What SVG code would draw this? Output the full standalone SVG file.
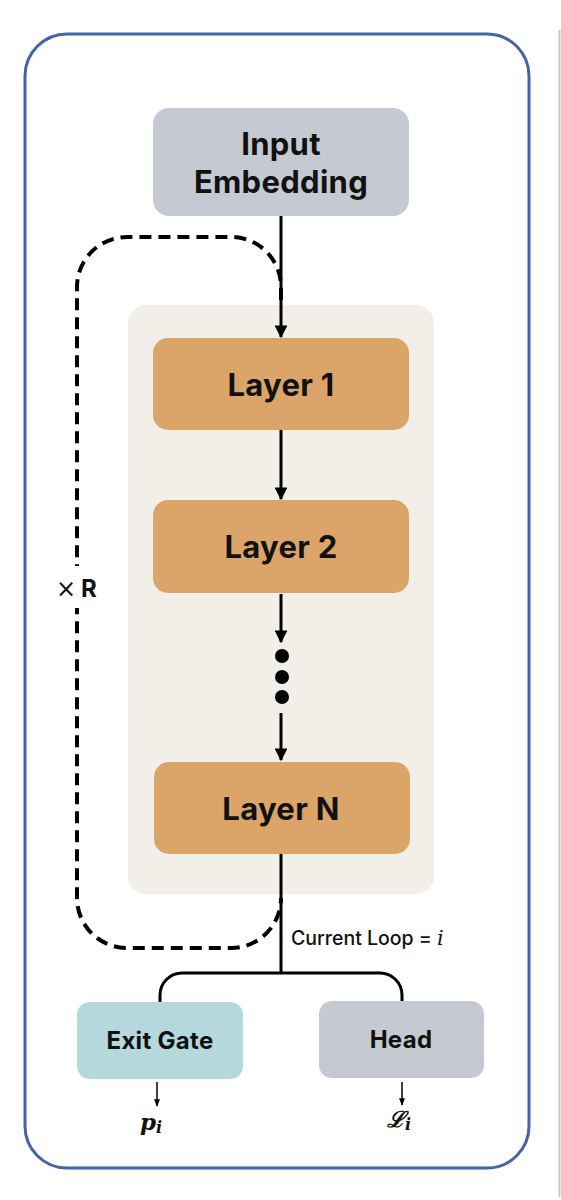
<svg xmlns="http://www.w3.org/2000/svg" width="561" height="1200" viewBox="0 0 561 1200">
<defs>
<marker id="ah" viewBox="0 0 10 10" refX="9" refY="5" markerWidth="4.3" markerHeight="4.3" orient="auto" markerUnits="strokeWidth">
<path d="M0,0 L10,5 L0,10 z" fill="#000"/>
</marker>
<marker id="ahs" viewBox="0 0 10 10" refX="9" refY="5" markerWidth="5" markerHeight="5" orient="auto" markerUnits="strokeWidth">
<path d="M0,1 L10,5 L0,9 z" fill="#000"/>
</marker>
</defs>
<style>
.lbl{font-family:Inter,"Liberation Sans",sans-serif;font-weight:700;fill:#111;text-anchor:middle}
.big{font-size:31px;letter-spacing:0.3px}
.mid{font-size:24px;letter-spacing:0.3px}
.conn{stroke:#000;stroke-width:3;fill:none}
.thin{stroke:#000;stroke-width:1.5;fill:none}
.dash{stroke:#000;stroke-width:4;fill:none;stroke-dasharray:12 7}
.math{font-family:"DejaVu Serif","Liberation Serif",serif;font-style:italic;fill:#111}
</style>
<rect width="561" height="1200" fill="#fff"/>
<line x1="559.5" y1="30" x2="559.5" y2="1197" stroke="#c9c9c9" stroke-width="2"/>
<rect x="25" y="34" width="504" height="1134" rx="42" fill="#fff" stroke="#4463a9" stroke-width="3"/>
<rect id="loop-container" x="128" y="305" width="306" height="589" rx="18" fill="#f1efe8"/>

<g id="connectors">
<path class="dash" d="M281 300 L281 287 A50 50 0 0 0 231 237 L127 237 A50 50 0 0 0 77 287 L77 898 A50 50 0 0 0 127 948 L231 948 A50 50 0 0 0 281 898"/>
<line class="conn" x1="281" y1="216" x2="281" y2="337" marker-end="url(#ah)"/>
<line class="conn" x1="281" y1="430" x2="281" y2="499" marker-end="url(#ah)"/>
<line class="conn" x1="281" y1="594" x2="281" y2="642" marker-end="url(#ah)"/>
<line class="conn" x1="281" y1="713" x2="281" y2="760" marker-end="url(#ah)"/>
<path class="conn" d="M281 854 L281 973"/>
<path class="conn" d="M160 1003 L160 995 A22 22 0 0 1 182 973 L380 973 A22 22 0 0 1 402 995 L402 1002"/>
<line class="thin" x1="157" y1="1082" x2="157" y2="1106" marker-end="url(#ahs)"/>
<line class="thin" x1="402" y1="1082" x2="402" y2="1105" marker-end="url(#ahs)"/>
</g>

<g id="dots">
<circle cx="282" cy="656" r="7" fill="#000"/>
<circle cx="282" cy="677" r="7" fill="#000"/>
<circle cx="282" cy="697" r="7" fill="#000"/>
</g>

<g id="input-embedding">
<rect x="153" y="108" width="256" height="108" rx="16" fill="#c5c9d1"/>
<text class="lbl big" x="281" y="155">Input</text>
<text class="lbl big" x="281" y="193">Embedding</text>
</g>
<g id="layer1">
<rect x="153" y="338" width="256" height="92" rx="15" fill="#dba468"/>
<text class="lbl big" x="281" y="396">Layer 1</text>
</g>
<g id="layer2">
<rect x="153" y="500" width="256" height="93" rx="15" fill="#dba468"/>
<text class="lbl big" x="281" y="558">Layer 2</text>
</g>
<g id="layerN">
<rect x="154" y="762" width="256" height="92" rx="15" fill="#dba468"/>
<text class="lbl big" x="281" y="820">Layer N</text>
</g>
<g id="exit-gate">
<rect x="77" y="1002" width="166" height="77" rx="13" fill="#b5d8dc"/>
<text class="lbl mid" x="160" y="1049">Exit Gate</text>
</g>
<g id="head">
<rect x="319" y="1001" width="165" height="77" rx="13" fill="#c5c9d1"/>
<text class="lbl mid" x="401" y="1048">Head</text>
</g>

<g id="repeat-label">
<rect x="54" y="566" width="48" height="42" fill="#fff"/>
<text x="56" y="597" font-family="DejaVu Sans,sans-serif" font-size="24" fill="#111">×</text>
<text x="81" y="597" font-family="Inter,'Liberation Sans',sans-serif" font-weight="700" font-size="24" fill="#111">R</text>
</g>
<g id="loop-label">
<text x="291" y="945" font-family="Inter,'Liberation Sans',sans-serif" font-weight="500" font-size="19.5" fill="#111">Current Loop = <tspan class="math" font-size="21">i</tspan></text>
</g>
<g id="outputs">
<text class="math" x="140" y="1130" font-size="23" font-weight="700">p<tspan font-size="16" dy="3">i</tspan></text>
<text class="math" x="387" y="1127" font-size="22" font-weight="700">ℒ<tspan font-size="16" dy="3">i</tspan></text>
</g>
</svg>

──────

Task to complete: Restate the data above word for word. Do not include the images.

Output:
What SVG code would draw this? Output the full standalone SVG file.
<svg xmlns="http://www.w3.org/2000/svg" width="561" height="1200" viewBox="0 0 561 1200">
<defs>
<marker id="ah" viewBox="0 0 10 10" refX="9" refY="5" markerWidth="4.3" markerHeight="4.3" orient="auto" markerUnits="strokeWidth">
<path d="M0,0 L10,5 L0,10 z" fill="#000"/>
</marker>
<marker id="ahs" viewBox="0 0 10 10" refX="9" refY="5" markerWidth="5" markerHeight="5" orient="auto" markerUnits="strokeWidth">
<path d="M0,1 L10,5 L0,9 z" fill="#000"/>
</marker>
</defs>
<style>
.lbl{font-family:Inter,"Liberation Sans",sans-serif;font-weight:700;fill:#111;text-anchor:middle}
.big{font-size:31px;letter-spacing:0.3px}
.mid{font-size:24px;letter-spacing:0.3px}
.conn{stroke:#000;stroke-width:3;fill:none}
.thin{stroke:#000;stroke-width:1.5;fill:none}
.dash{stroke:#000;stroke-width:4;fill:none;stroke-dasharray:12 7}
.math{font-family:"DejaVu Serif","Liberation Serif",serif;font-style:italic;fill:#111}
</style>
<rect width="561" height="1200" fill="#fff"/>
<line x1="559.5" y1="30" x2="559.5" y2="1197" stroke="#c9c9c9" stroke-width="2"/>
<rect x="25" y="34" width="504" height="1134" rx="42" fill="#fff" stroke="#4463a9" stroke-width="3"/>
<rect id="loop-container" x="128" y="305" width="306" height="589" rx="18" fill="#f1efe8"/>

<g id="connectors">
<path class="dash" d="M281 300 L281 287 A50 50 0 0 0 231 237 L127 237 A50 50 0 0 0 77 287 L77 898 A50 50 0 0 0 127 948 L231 948 A50 50 0 0 0 281 898"/>
<line class="conn" x1="281" y1="216" x2="281" y2="337" marker-end="url(#ah)"/>
<line class="conn" x1="281" y1="430" x2="281" y2="499" marker-end="url(#ah)"/>
<line class="conn" x1="281" y1="594" x2="281" y2="642" marker-end="url(#ah)"/>
<line class="conn" x1="281" y1="713" x2="281" y2="760" marker-end="url(#ah)"/>
<path class="conn" d="M281 854 L281 973"/>
<path class="conn" d="M160 1003 L160 995 A22 22 0 0 1 182 973 L380 973 A22 22 0 0 1 402 995 L402 1002"/>
<line class="thin" x1="157" y1="1082" x2="157" y2="1106" marker-end="url(#ahs)"/>
<line class="thin" x1="402" y1="1082" x2="402" y2="1105" marker-end="url(#ahs)"/>
</g>

<g id="dots">
<circle cx="282" cy="656" r="7" fill="#000"/>
<circle cx="282" cy="677" r="7" fill="#000"/>
<circle cx="282" cy="697" r="7" fill="#000"/>
</g>

<g id="input-embedding">
<rect x="153" y="108" width="256" height="108" rx="16" fill="#c5c9d1"/>
<text class="lbl big" x="281" y="155">Input</text>
<text class="lbl big" x="281" y="193">Embedding</text>
</g>
<g id="layer1">
<rect x="153" y="338" width="256" height="92" rx="15" fill="#dba468"/>
<text class="lbl big" x="281" y="396">Layer 1</text>
</g>
<g id="layer2">
<rect x="153" y="500" width="256" height="93" rx="15" fill="#dba468"/>
<text class="lbl big" x="281" y="558">Layer 2</text>
</g>
<g id="layerN">
<rect x="154" y="762" width="256" height="92" rx="15" fill="#dba468"/>
<text class="lbl big" x="281" y="820">Layer N</text>
</g>
<g id="exit-gate">
<rect x="77" y="1002" width="166" height="77" rx="13" fill="#b5d8dc"/>
<text class="lbl mid" x="160" y="1049">Exit Gate</text>
</g>
<g id="head">
<rect x="319" y="1001" width="165" height="77" rx="13" fill="#c5c9d1"/>
<text class="lbl mid" x="401" y="1048">Head</text>
</g>

<g id="repeat-label">
<rect x="54" y="566" width="48" height="42" fill="#fff"/>
<text x="56" y="597" font-family="DejaVu Sans,sans-serif" font-size="24" fill="#111">×</text>
<text x="81" y="597" font-family="Inter,'Liberation Sans',sans-serif" font-weight="700" font-size="24" fill="#111">R</text>
</g>
<g id="loop-label">
<text x="291" y="945" font-family="Inter,'Liberation Sans',sans-serif" font-weight="500" font-size="19.5" fill="#111">Current Loop = <tspan class="math" font-size="21">i</tspan></text>
</g>
<g id="outputs">
<text class="math" x="140" y="1130" font-size="23" font-weight="700">p<tspan font-size="16" dy="3">i</tspan></text>
<text class="math" x="387" y="1127" font-size="22" font-weight="700">ℒ<tspan font-size="16" dy="3">i</tspan></text>
</g>
</svg>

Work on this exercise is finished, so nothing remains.